Subprime mortgages were usually issued to the least credit-worthy borrowers and potential payment problems had been offset for years by the hot housing market.
Double-digit home-price increases had enabled cash-strapped borrowers to pay their bills by tapping their added home equity, through cash-out refinancings or home equity loans. Once home prices began to fall, those options evaporated and subprime mortgages began to default at higher rates. The delinquency rate for subprime ARMs reached nearly 28% during the first quarter.
Over the past 12 months, however, as the turmoil in the overall economy increased and job losses mounted, the percentage of foreclosure starts for prime, fixed-rate loans, which account for the majority of all mortgages, have more than doubled, to 0.61% from 0.29%.
"For the first time since the rapid growth of subprime lending, prime fixed-rate loans now represent the largest share of new foreclosures," said Brinkmann.
"I don't see how it can't get uglier," said Dean Baker of the Center for Economic and Policy Research. "Unemployment will continue to go up and you'll have a lot of people out of work, prime workers in their 40s and 50s, who will exhaust their resources."
They'll have no shot at saving their homes unless they can get new work.
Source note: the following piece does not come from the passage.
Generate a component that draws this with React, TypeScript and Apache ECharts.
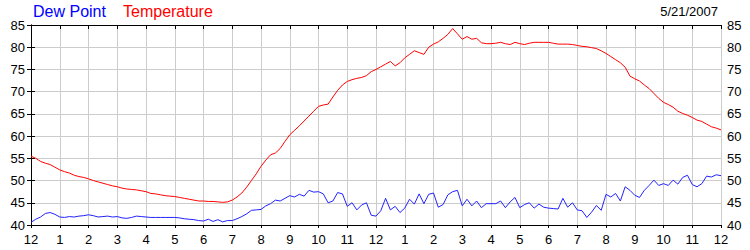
import React, { useEffect, useRef } from "react";
import * as echarts from "echarts";

const hourLabels = ["12", "1", "2", "3", "4", "5", "6", "7", "8", "9", "10", "11", "12", "1", "2", "3", "4", "5", "6", "7", "8", "9", "10", "11", "12"];
const stepMinutes = 10;
const dateLabel = "5/21/2007";

const temperature = [
  55.5, 55.0, 54.3, 53.9, 53.6, 53.0,
  52.4, 52.0, 51.7, 51.2, 50.9, 50.7,
  50.4, 50.0, 49.7, 49.4, 49.1, 48.8,
  48.6, 48.3, 48.1, 48.0, 47.9, 47.7,
  47.5, 47.1, 47.0, 46.8, 46.6, 46.5,
  46.4, 46.2, 46.0, 45.8, 45.6, 45.4,
  45.4, 45.3, 45.3, 45.2, 45.1, 45.2,
  45.6, 46.3, 47.2, 48.5, 50.0, 51.5,
  53.2, 54.6, 55.8, 56.2, 57.2, 58.8,
  60.3, 61.3, 62.3, 63.4, 64.5, 65.6,
  66.7, 67.0, 67.2, 68.8, 70.3, 71.5,
  72.3, 72.7, 73.0, 73.2, 73.6, 74.5,
  75.0, 75.6, 76.2, 76.8, 75.8, 76.5,
  77.6, 78.4, 79.2, 78.8, 78.4, 80.0,
  80.7, 81.2, 82.0, 82.9, 84.2, 83.0,
  81.8, 82.4, 81.8, 82.0, 81.0, 80.8,
  80.8, 80.9, 81.1, 80.8, 80.6, 81.1,
  80.8, 80.6, 80.9, 81.1, 81.1, 81.1,
  81.1, 80.9, 80.7, 80.7, 80.7, 80.6,
  80.4, 80.2, 80.1, 79.9, 79.7, 79.2,
  78.6, 77.9, 77.2, 76.5, 75.5, 73.5,
  72.9, 72.4, 71.5, 70.7, 69.6, 68.5,
  67.6, 67.1, 66.5, 65.6, 65.1, 64.7,
  64.2, 63.6, 63.3, 62.7, 62.1, 61.8,
  61.4,
];

const dewPoint = [
  40.6, 41.3, 41.8, 42.6, 42.8, 42.4,
  41.8, 41.7, 41.9, 41.8, 42.0, 42.1,
  42.3, 42.1, 41.8, 41.9, 42.0, 41.8,
  41.9, 41.6, 41.5, 41.7, 42.0, 41.9,
  41.8, 41.7, 41.7, 41.7, 41.7, 41.7,
  41.7, 41.6, 41.4, 41.3, 41.2, 41.0,
  40.9, 41.3, 40.8, 41.2, 40.7, 41.0,
  41.0, 41.4, 41.9, 42.5, 43.3, 43.4,
  43.5, 44.3, 44.8, 45.6, 45.4, 46.0,
  46.6, 46.3, 46.9, 46.5, 47.8, 47.4,
  47.5, 47.0, 45.0, 45.4, 47.3, 47.0,
  44.2, 45.0, 43.4, 44.5, 45.0, 42.2,
  42.0, 43.2, 46.0, 43.4, 44.2, 42.8,
  43.8, 45.8, 44.7, 47.0, 44.8, 46.9,
  47.2, 44.0, 44.6, 46.8, 47.5, 47.8,
  44.3, 45.8, 44.3, 45.4, 43.9, 44.8,
  44.8, 44.8, 45.4, 43.9, 45.2, 46.2,
  43.9, 44.6, 45.0, 43.8, 44.7, 44.0,
  43.8, 43.7, 43.6, 46.0, 44.0, 45.0,
  43.4, 43.2, 41.7, 42.9, 44.4, 43.3,
  46.9, 46.3, 47.1, 45.4, 48.6, 47.8,
  46.7, 46.2, 47.8, 48.9, 50.1, 48.9,
  49.3, 48.9, 50.1, 49.2, 50.7, 51.2,
  49.1, 48.6, 49.3, 51.0, 50.8, 51.3,
  51.1,
];

const FONT = "Arial, 'Liberation Sans', sans-serif";

export default function App() {
  const ref = useRef<HTMLDivElement>(null);
  useEffect(() => {
    document.body.style.margin = "0";
    if (!ref.current) return;
    const chart = echarts.init(ref.current, null, { renderer: "svg" });
    const toPairs = (arr: number[]) => arr.map((v, i) => [(i * stepMinutes) / 60, v]);
    const yCommon = {
      type: "value" as const,
      min: 40,
      max: 85,
      interval: 5,
      axisLine: { show: true, lineStyle: { color: "#000", width: 1 } },
      axisTick: { show: true, length: 4, lineStyle: { color: "#000" } },
      axisLabel: { color: "#000", fontSize: 13, fontFamily: FONT, margin: 6 },
      splitLine: { show: true, lineStyle: { color: "#cccccc", width: 1 } },
    };
    chart.setOption({
      animation: false,
      backgroundColor: "#fff",
      grid: { left: 31, right: 29, top: 25, bottom: 25, containLabel: false },
      graphic: [
        { type: "text", left: 33, top: 3, style: { text: "Dew Point", fill: "#0000ff", font: `16px ${FONT}` } },
        { type: "text", left: 123, top: 3, style: { text: "Temperature", fill: "#ff0000", font: `16px ${FONT}` } },
        { type: "text", right: 32, top: 5, style: { text: dateLabel, fill: "#000", font: `13px ${FONT}` } },
      ],
      xAxis: [
        {
          type: "value",
          min: 0,
          max: 24,
          interval: 1,
          position: "bottom",
          axisLine: { show: true, lineStyle: { color: "#000", width: 1 } },
          axisTick: { show: true, length: 3, lineStyle: { color: "#000" } },
          axisLabel: {
            color: "#000",
            fontSize: 13,
            fontFamily: FONT,
            margin: 8,
            formatter: (v: number) => hourLabels[Math.round(v)] ?? "",
          },
          splitLine: { show: true, lineStyle: { color: "#cccccc", width: 1 } },
        },
        {
          type: "value",
          min: 0,
          max: 24,
          interval: 1,
          position: "top",
          axisLine: { show: true, lineStyle: { color: "#000", width: 1 } },
          axisTick: { show: true, inside: true, length: 4, lineStyle: { color: "#000" } },
          axisLabel: { show: false },
          splitLine: { show: false },
        },
      ],
      yAxis: [
        { ...yCommon, position: "left" },
        { ...yCommon, position: "right", splitLine: { show: false } },
      ],
      series: [
        {
          name: "Dew Point",
          type: "line",
          data: toPairs(dewPoint),
          showSymbol: false,
          symbol: "none",
          lineStyle: { color: "#2222ff", width: 1 },
          xAxisIndex: 0,
          yAxisIndex: 0,
        },
        {
          name: "Temperature",
          type: "line",
          data: toPairs(temperature),
          showSymbol: false,
          symbol: "none",
          lineStyle: { color: "#ff0000", width: 1 },
          xAxisIndex: 0,
          yAxisIndex: 0,
        },
      ],
    });
    return () => chart.dispose();
  }, []);
  return <div ref={ref} style={{ width: 750, height: 250 }} />;
}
Regionally, the biggest contributors to the record foreclosure rates are the so-called "sand states," California, Florida, Arizona and Nevada. These four, which represent less than 18% of the nation's population, account for 46% of foreclosure starts. More than 10% of all mortgages in Florida are in foreclosure.
Those states had much higher rates of subprime lending than average. California, for example, which accounts for 13% of U.S. mortgages, had 18% of all subprime ARMs outstanding during the first quarter. These states also endured severe home price declines, forcing more homeowners into delinquency.
The fact that delinquencies and foreclosures continue to rise is terrible news for the overall economy, according to Pat Newport, a real estate analyst for IHS Global Insight.
"Just about every number in the report is a record high," he said. "It indicates that the problems with the banks will continue for a long time."
Brinkmann displayed little optimism for the immediate future, saying the level of mortgage defaults will not begin to fall until after the employment situation improves.
"MBA's forecast, a view now shared by the Federal Reserve and others, is that the unemployment rate will not hit its peak until mid-2010," he said. "Since changes in mortgage performance lag changes in the level of employment, it is unlikely we will see much of an improvement until after that."